Bu aşamadan sonra kullanacağım her şeyi Star San ile arındırıyorum.
İşimizin bitmesine çok az kaldı ve iş bitiminde yorgunluk atmak için gerekli hazırlıkları yapıyorum…
Kovayı Star San ile arındırıyor, 25 dereceye inmiş şırayı yine temizliğe dikkat ederek kovaya alıyorum.
Bir ölçüm daha alma zamanı. Elimde 14,5 litre ve 1.065 olan bir şıra var.
Bu noktadan sonra mayamızı ekleyip hava kilidini faaliyete geçirebilir ve fermentasyonun devreye girmesini beklemeye başlayabiliriz. Ama…
… hacim konusunda hassas ve asla elindekiyle yetinmeyi bilmeyen biri olarak, şerbetçiotunun da kovaya geçtiğini ve şişeleme öncesinde kovada bol miktarda tortu kalacağını düşünüyor ve hacmi artırmak için ne kadar su ekleyebileceğimi yine internet üzerinde bulunan bir hesaplayıcı vasıtasıyla hesaplıyorum. Bu hesaplayıcıya da Dilution And Boiloff Gravity Calculator | Brewer’s Friend adresinden ulaşabilirsiniz.

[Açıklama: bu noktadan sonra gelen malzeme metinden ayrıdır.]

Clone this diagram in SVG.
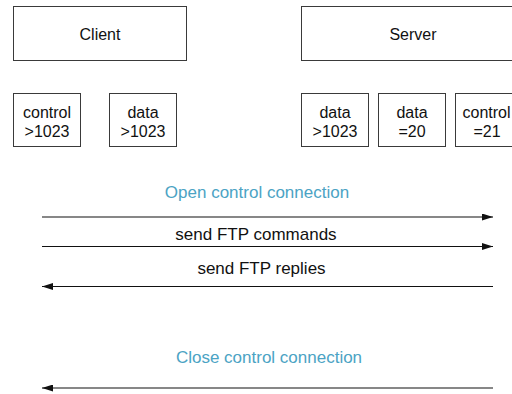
<svg xmlns="http://www.w3.org/2000/svg" width="512" height="394" viewBox="0 0 512 394">
  <style>
    .box { fill: #ffffff; stroke: #3a3a3a; stroke-width: 1; }
    .lbl { font-family: "Liberation Sans", Arial, sans-serif; font-size: 16px; fill: #111111; text-anchor: middle; }
    .msgtxt { font-family: "Liberation Sans", Arial, sans-serif; font-size: 17px; fill: #111111; text-anchor: middle; }
    .phase { font-family: "Liberation Sans", Arial, sans-serif; font-size: 17px; fill: #4ba3c4; text-anchor: middle; }
    .msg { stroke: #111111; stroke-width: 1.1; fill: none; }
  </style>
  <defs>
    <marker id="head" viewBox="0 0 11 7" refX="11" refY="3.5" markerWidth="11" markerHeight="7" markerUnits="userSpaceOnUse" orient="auto-start-reverse">
      <path d="M0,0 L11,3.5 L0,7 z" fill="#111111"/>
    </marker>
  </defs>
  <rect width="512" height="394" fill="#ffffff"/>

  <g id="client">
    <rect class="box" x="13.5" y="6.5" width="173" height="54"/>
    <text class="lbl" x="100" y="40">Client</text>
  </g>
  <g id="server">
    <rect class="box" x="301.5" y="6.5" width="220" height="54"/>
    <text class="lbl" x="413" y="40">Server</text>
  </g>

  <g id="client-control">
    <rect class="box" x="13.5" y="93.5" width="67" height="53"/>
    <text class="lbl" x="47" y="118">control</text>
    <text class="lbl" x="47" y="137">&gt;1023</text>
  </g>
  <g id="client-data">
    <rect class="box" x="109.5" y="93.5" width="67" height="53"/>
    <text class="lbl" x="143" y="118">data</text>
    <text class="lbl" x="143" y="137">&gt;1023</text>
  </g>
  <g id="server-data-high">
    <rect class="box" x="301.5" y="93.5" width="67" height="53"/>
    <text class="lbl" x="335" y="118">data</text>
    <text class="lbl" x="335" y="137">&gt;1023</text>
  </g>
  <g id="server-data-20">
    <rect class="box" x="378.5" y="93.5" width="67" height="53"/>
    <text class="lbl" x="412" y="118">data</text>
    <text class="lbl" x="412" y="137">=20</text>
  </g>
  <g id="server-control-21">
    <rect class="box" x="455.5" y="93.5" width="67" height="53"/>
    <text class="lbl" x="486.5" y="118">control</text>
    <text class="lbl" x="487" y="137">=21</text>
  </g>

  <g id="connectors">
    <line class="msg" x1="42" y1="217" x2="493" y2="217" marker-end="url(#head)"/>
    <line class="msg" x1="42" y1="246.5" x2="493" y2="246.5" marker-end="url(#head)"/>
    <line class="msg" x1="493" y1="286.5" x2="42" y2="286.5" marker-end="url(#head)"/>
    <line class="msg" x1="493" y1="388" x2="42" y2="388" marker-end="url(#head)"/>
  </g>

  <g id="labels">
    <text class="phase" x="257" y="198">Open control connection</text>
    <text class="msgtxt" x="256" y="240">send FTP commands</text>
    <text class="msgtxt" x="261.5" y="274">send FTP replies</text>
    <text class="phase" x="269" y="363">Close control connection</text>
  </g>
</svg>
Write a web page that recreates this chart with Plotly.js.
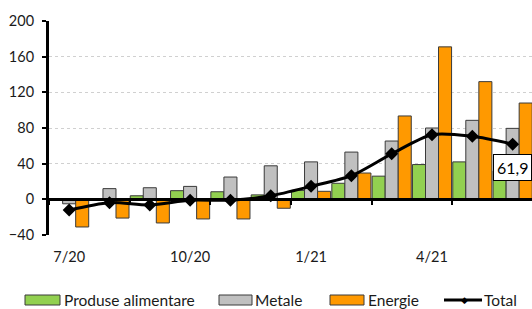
<!DOCTYPE html>
<html>
<head>
<meta charset="utf-8">
<script src="https://cdn.plot.ly/plotly-3.0.1.min.js"></script>
<style>html,body{margin:0;padding:0;background:#fff;}#chart{width:532px;height:309px;}</style>
</head>
<body>
<div id="chart"></div>
<script>
// Data
const months = ['7/20','8/20','9/20','10/20','11/20','12/20','1/21','2/21','3/21','4/21','5/21','6/21'];
const tickLabels = ['7/20','10/20','1/21','4/21'];
const alimentare = [-1, 0.5, 4, 9.7, 8.5, 5, 10, 18, 26, 39, 42, 32];
const metale = [-5, 12, 13, 14.5, 25, 37.6, 42, 53, 65.4, 80, 88.6, 79.6];
const energie = [-31, -21, -26.5, -22, -22, -10, 9, 29.5, 93.5, 171, 132, 108];
const total = [-12, -3.7, -6.3, -1, -1, 4, 14.6, 26.5, 51, 72.5, 70.7, 61.9];
const lastLabel = '61,9';
const seriesNames = ['Produse alimentare','Metale','Energie','Total'];

const FONT = 'Lato, "Open Sans", sans-serif';
const xs = months.map((_, i) => i);
const tickvals = tickLabels.map(l => months.indexOf(l));
const outline = {color: '#3a3a3a', width: 1};

const traces = [
  {type:'bar', name: seriesNames[0], x: xs, y: alimentare, marker:{color:'#92D050', line: outline}, showlegend:false, hoverinfo:'skip'},
  {type:'bar', name: seriesNames[1], x: xs, y: metale, marker:{color:'#C0C0C0', line: outline}, showlegend:false, hoverinfo:'skip'},
  {type:'bar', name: seriesNames[2], x: xs, y: energie, marker:{color:'#FF9900', line: outline}, showlegend:false, hoverinfo:'skip'},
  {type:'scatter', mode:'lines+markers', name: seriesNames[3], x: xs, y: total,
   line:{color:'#000', width:3, shape:'spline', smoothing:0.8},
   marker:{symbol:'diamond', size:10, color:'#000'}, showlegend:false, hoverinfo:'skip'}
];

// custom legend (paper coordinates)
const px = p => (p - 49) / 483;
const py = p => (235 - p) / 214;
const LEG_Y = 300;
const legendShapes = [];
const legendAnn = [];
const legFont = {family:FONT, size:15.5, color:'#1a1a1a'};
const swatches = [
  {x0:25, x1:60, color:'#92D050', tx:63, name: seriesNames[0]},
  {x0:219, x1:252, color:'#C0C0C0', tx:254, name: seriesNames[1]},
  {x0:330, x1:364, color:'#FF9900', tx:367, name: seriesNames[2]}
];
swatches.forEach(s => {
  legendShapes.push({type:'rect', xref:'paper', yref:'paper', x0:px(s.x0), x1:px(s.x1), y0:py(LEG_Y-5), y1:py(LEG_Y+5),
    fillcolor:s.color, line:{color:'#3a3a3a', width:1}});
  legendAnn.push({xref:'paper', yref:'paper', x:px(s.tx), y:py(LEG_Y), xanchor:'left', yanchor:'middle',
    text:s.name, showarrow:false, borderpad:0, font:legFont});
});
legendShapes.push({type:'line', xref:'paper', yref:'paper', x0:px(444), x1:px(482), y0:py(LEG_Y), y1:py(LEG_Y), line:{color:'#000', width:3}});
legendAnn.push({xref:'paper', yref:'paper', x:px(464), y:py(LEG_Y), xanchor:'center', yanchor:'middle', text:'◆', showarrow:false, borderpad:0, font:{family:'DejaVu Sans', size:9, color:'#000'}});
legendAnn.push({xref:'paper', yref:'paper', x:px(483), y:py(LEG_Y), xanchor:'left', yanchor:'middle', text:seriesNames[3], showarrow:false, borderpad:0, font:legFont});

// data label on last total point
const li = total.length - 1;
legendAnn.push({x: xs[li], y: total[li], xref:'x', yref:'y', text: lastLabel, showarrow:false, yshift:-23,
  bgcolor:'#fff', bordercolor:'#000', borderwidth:1, borderpad:3, font:{family:FONT, size:16, color:'#000'}});

const layout = {
  width:532, height:309,
  margin:{l:49, r:0, t:21, b:74},
  paper_bgcolor:'#fff', plot_bgcolor:'#fff',
  font:{family:FONT, size:14, color:'#1a1a1a'},
  barmode:'group', bargap:0.03, bargroupgap:0,
  showlegend:false,
  xaxis:{
    range:[-0.5, 11.48], anchor:'free', position: 40/240,
    showline:true, linecolor:'#000', linewidth:3,
    showgrid:false, zeroline:false,
    tickmode:'array', tickvals: tickvals, ticktext: tickLabels, ticks:'',
    ticklabelstandoff: 43,
    tickfont:{family:FONT, size:14.5, color:'#1a1a1a'},
    minor:{tickmode:'linear', tick0:1.5, dtick:2, ticks:'outside', ticklen:4, tickwidth:2, tickcolor:'#000', showgrid:false}
  },
  yaxis:{
    range:[-40, 200], tickmode:'linear', tick0:-40, dtick:40,
    showline:true, linecolor:'#000', linewidth:3,
    ticks:'outside', ticklen:4, tickwidth:2, tickcolor:'#000',
    ticklabelstandoff: 5,
    showgrid:true, gridcolor:'#d0d0d0', gridwidth:1, griddash:'dot',
    zeroline:false,
    tickfont:{family:FONT, size:14.5, color:'#1a1a1a'}
  },
  shapes: legendShapes,
  annotations: legendAnn
};

Plotly.newPlot('chart', traces, layout, {displayModeBar:false, staticPlot:true});
</script>
</body>
</html>
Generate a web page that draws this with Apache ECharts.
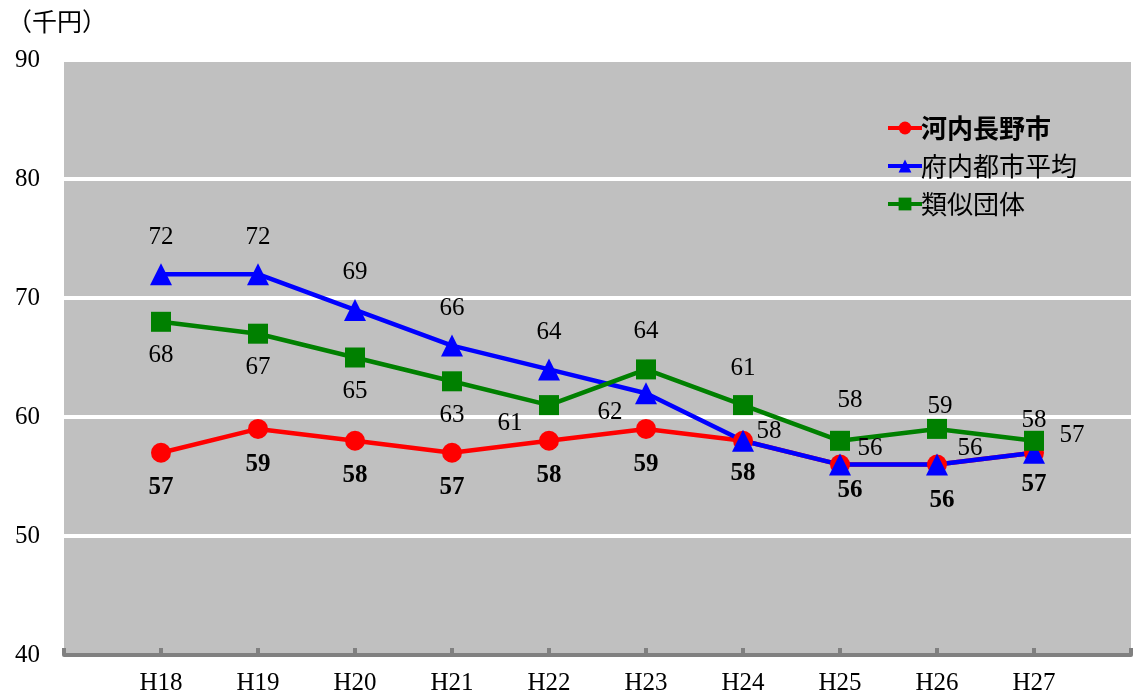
<!DOCTYPE html>
<html>
<head>
<meta charset="utf-8">
<script src="https://cdn.jsdelivr.net/npm/echarts@6/dist/echarts.min.js"></script>
<style>
html, body { margin: 0; padding: 0; background: #fff; }
#chart { width: 1134px; height: 696px; }
</style>
</head>
<body>
<div id="chart"></div>
<script>
const categories = ['H18', 'H19', 'H20', 'H21', 'H22', 'H23', 'H24', 'H25', 'H26', 'H27'];
const yTicks = [40, 50, 60, 70, 80, 90];
const seriesNames = ['河内長野市', '府内都市平均', '類似団体'];
const kawachinagano = [57, 59, 58, 57, 58, 59, 58, 56, 56, 57];
const fuAverage = [72, 72, 69, 66, 64, 62, 58, 56, 56, 57];
const similar = [68, 67, 65, 63, 61, 64, 61, 58, 59, 58];

// label offsets (px, relative to point)
const redOffsets = [[0, 35], [0, 36], [0, 35], [0, 35], [0, 35], [0, 36], [0, 33], [10, 26], [5, 36], [0, 32]];
const blueOffsets = [[0, -37], [0, -37], [0, -37], [0, -37], [0, -37], [-36, 19], [26, -9], [30, -16], [33, -16], [38, -17]];
const greenOffsets = [[0, 34], [0, 34], [0, 34], [0, 34], [-39, 18], [0, -38], [0, -37], [10, -40], [3, -22], [0, -20]];

const serif = '"Liberation Serif", "DejaVu Serif", serif';
const jp = '"Noto Sans CJK JP", sans-serif';

// blank slot on both ends so that H18..H27 sit on ticks
const axisData = [''].concat(categories, ['']);

function build(values, offsets) {
    const arr = [null];
    values.forEach((v, i) => {
        arr.push({
            value: v,
            label: { offset: offsets[i] }
        });
    });
    arr.push(null);
    return arr;
}

function lineSeries(name, values, offsets, color, symbol, size, bold) {
    return {
        name: name,
        type: 'line',
        data: build(values, offsets),
        symbol: symbol,
        symbolSize: size,
        showAllSymbol: true,
        itemStyle: { color: color },
        lineStyle: { color: color, width: 4.5 },
        label: {
            show: true,
            position: 'inside',
            align: 'center',
            verticalAlign: 'middle',
            color: '#000',
            fontFamily: serif,
            fontSize: 25,
            fontWeight: bold ? 'bold' : 'normal'
        },
        emphasis: { disabled: true },
        animation: false
    };
}

const chart = echarts.init(document.getElementById('chart'));
chart.setOption({
    backgroundColor: '#fff',
    title: {
        text: '（千円）',
        left: 2,
        top: 4,
        textStyle: { fontFamily: jp, fontSize: 25, fontWeight: 'normal', color: '#000' }
    },
    legend: {
        orient: 'vertical',
        left: 881,
        top: 110,
        itemWidth: 34,
        itemHeight: 16,
        itemGap: 12,
        lineStyle: { width: 4 },
        data: [
            { name: seriesNames[0], textStyle: { fontWeight: 'bold' } },
            { name: seriesNames[1] },
            { name: seriesNames[2] }
        ],
        textStyle: { fontFamily: jp, fontSize: 26, color: '#000', padding: [0, 0, 0, -6] }
    },
    grid: { left: 64, right: -2, top: 60, bottom: 41, show: true, backgroundColor: '#c0c0c0', borderWidth: 0 },
    xAxis: {
        type: 'category',
        data: axisData,
        boundaryGap: false,
        axisLine: { show: true, lineStyle: { color: '#808080', width: 4 } },
        axisTick: { show: true, inside: true, length: 7, alignWithLabel: true, lineStyle: { color: '#808080', width: 4 } },
        axisLabel: { color: '#000', fontFamily: serif, fontSize: 25, margin: 16, interval: 0 },
        splitLine: { show: false }
    },
    yAxis: {
        type: 'value',
        min: yTicks[0],
        max: yTicks[yTicks.length - 1],
        interval: yTicks[1] - yTicks[0],
        axisLine: { show: false },
        axisTick: { show: false },
        axisLabel: { color: '#000', fontFamily: serif, fontSize: 25, margin: 24 },
        splitLine: { show: true, lineStyle: { color: '#fff', width: 4 } }
    },
    series: [
        lineSeries(seriesNames[0], kawachinagano, redOffsets, '#ff0000', 'circle', 20, true),
        lineSeries(seriesNames[1], fuAverage, blueOffsets, '#0000ff', 'triangle', 22, false),
        lineSeries(seriesNames[2], similar, greenOffsets, '#008000', 'rect', 20, false)
    ]
});
</script>
</body>
</html>
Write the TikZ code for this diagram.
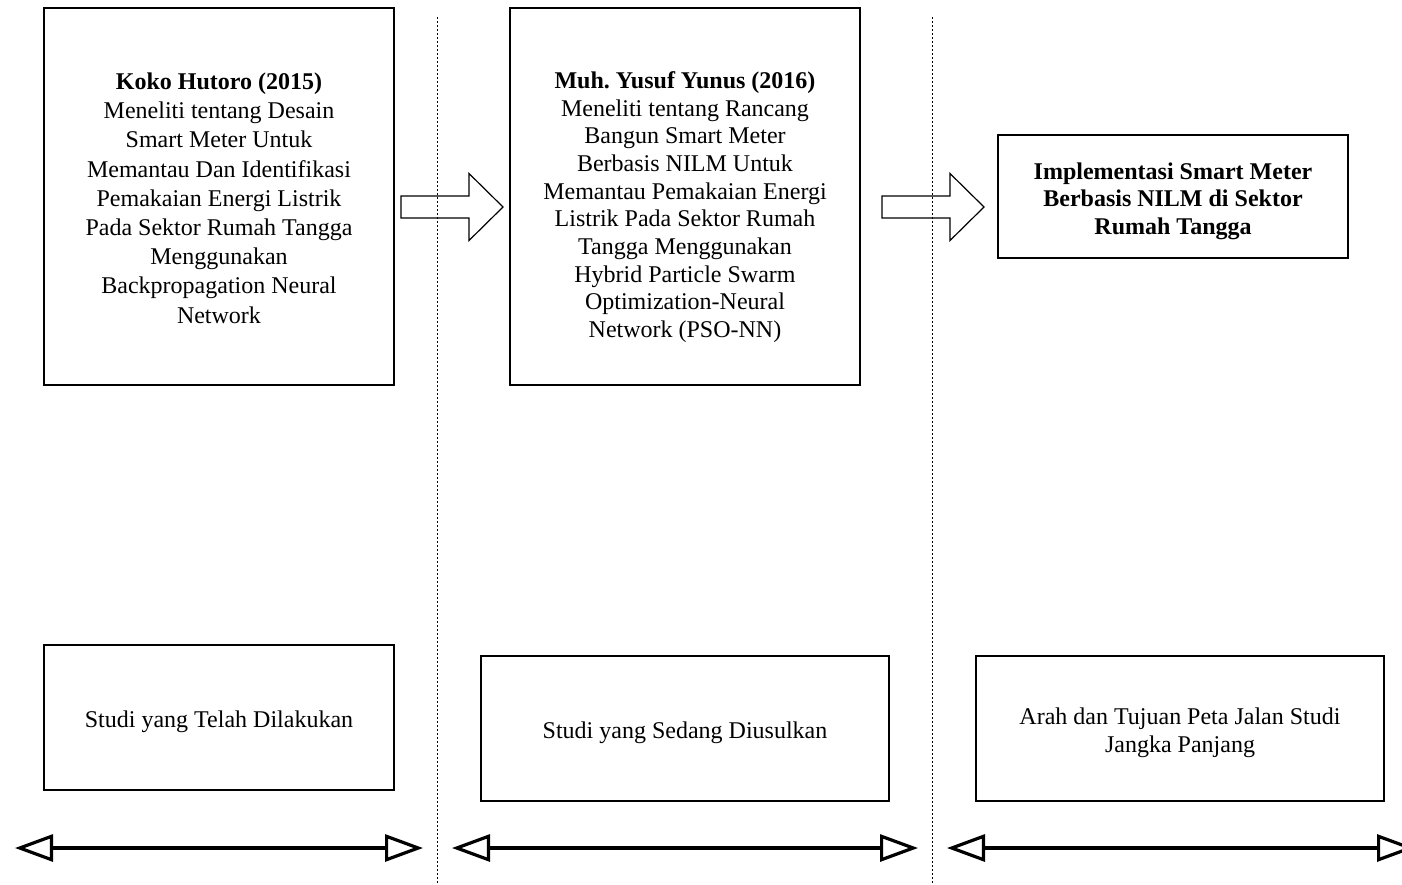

Damacanadan su ekliyor ve kovadaki hacmi 21 litreye çıkarıyorum. Maya zaten hazırdı. Mayayı da ekledikten sonra kovamı fermentasyonun gerçekleşeceği yerine taşıyorum.
Artık yapmamız gereken tek şey var: Temizlik. Özellikle de serpantini büyük bir özenle ve dikkatle temizliyor, uzun uzun kuruluyor, ilk günkü halinde kalması için elimden gelen ne varsa yapıyorum.
İşte büyük bir heyecanla beklediğim son aşamada sıra!
Benden bu kadar. Kafama vurmamanızı ve memnuniyetinizi dostlarınıza, şikâyetlerinizi ise içinizdeki çocuğa iletmenizi rica ediyorum.